The Office for Civil Rights (“OCR”) at the U.S. Department of Health and Human Services (“HHS”) recently announced it had settled its 10th and 11th enforcement actions in its HIPAA Right of Access Initiative (the “Initiative”). The Initiative is an OCR enforcement priority to ensure individuals can easily and timely access their health records at a reasonable cost under the Health Insurance Portability and Accountability Act (“HIPAA”). These settlements follow several other recent OCR settlements under the Initiative including against NY Spine Medicine, St. Joseph’s Hospital and Medical Center and five other health care providers. The Initiative is one of the few areas within the health care delivery system where the Trump Administration has taken aggressive enforcement actions.
In the 10th enforcement action, Riverside Psychiatric Medical Group (“Riverside”) agreed to take corrective actions and pay $25,000 to settle a potential violation with respect to the Initiative. Riverside is a group practice based in Riverside, California specializing in child and adolescent psychiatric, geriatric psychiatry, neuropsychiatric, psychology, and substance use disorders.
In March 2019, OCR received a complaint from a patient alleging that Riverside failed to provide the complainant with a copy of her medical records despite multiple requests beginning in February 2019. After receiving the complaint, OCR provided Riverside with technical assistance regarding how to comply with the HIPAA Right of Access requirements and closed the matter. However, in April 2019, OCR received a second complaint stating Riverside still had not provided the patient with access to her medical records.

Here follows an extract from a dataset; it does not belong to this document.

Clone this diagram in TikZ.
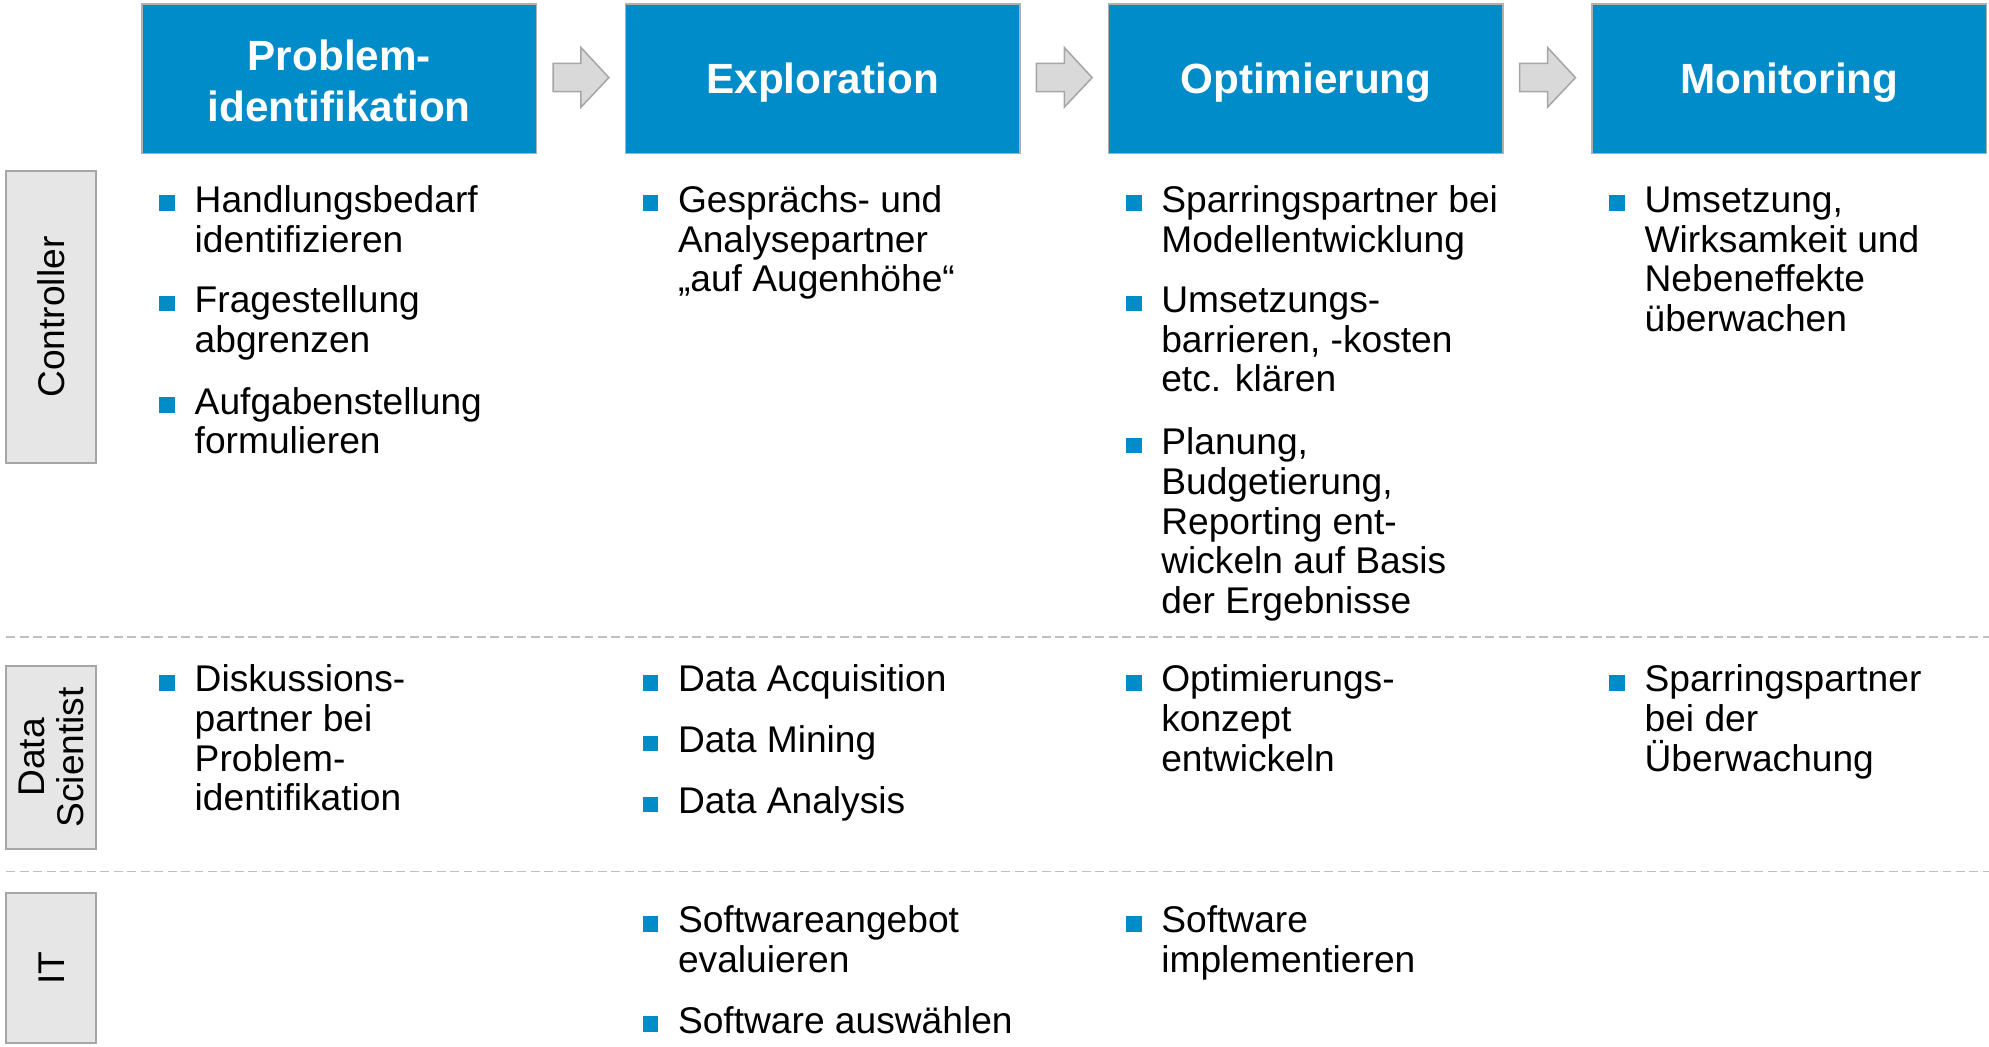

OCR investigated and determined that Riverside’s failure to respond to the complainant’s request was a potential violation of the Initiative. Riverside argued that because the requested records included psychotherapy notes, which are maintained outside the medical record and afforded different protections under HIPAA, Riverside did not need to comply with the request. Although HIPAA covered entities are not required to produce psychotherapy notes, the HIPAA regulations do require that covered entities provide requestors with a written explanation when the covered entity denies record requests and provide the individual with access to his or her medical records other than the psychotherapy notes. Riverside did not comply with these requirements. As a result of OCR’s investigation, Riverside sent the complainant all of the requested information in her medical record (excluding psychotherapy notes) in October 2020. In addition to the monetary settlement, Riverside entered into a Corrective Action Plan (“CAP”), which did not result in an admission of liability.
In the 11th enforcement action, Dr. Rajendra Bhayani, a private practitioner specializing in otolaryngology in Regal Park, New York, agreed to enter into a CAP and pay $15,000 to settle a potential violation of the Initiative. In September 2018, OCR received a complaint alleging that Dr. Bhayani failed to provide a patient with her medical records requested in July 2018. OCR provided Dr. Bhayani with technical assistance on complying with HIPAA’s Right of Access requirements and closed the complaint. In July 2019, OCR received a second complaint alleging that Dr. Bhayani had not provided the complainant with her records. OCR investigated and determined that Dr. Bhayani’s failure to provide the requested records was a potential HIPAA violation. The complainant was ultimately provided a copy of her medical records in September 2020.
OCR’s ongoing enforcement of potential Initiative violations is an important reminder to all HIPAA covered entities -- including medical practices large and small -- that they must comply with the HIPAA Right of Access standard. Covered entities should review their HIPAA policies and procedures to ensure they are providing individuals with timely and complete medical records upon request, including policies addressing psychotherapy notes if applicable.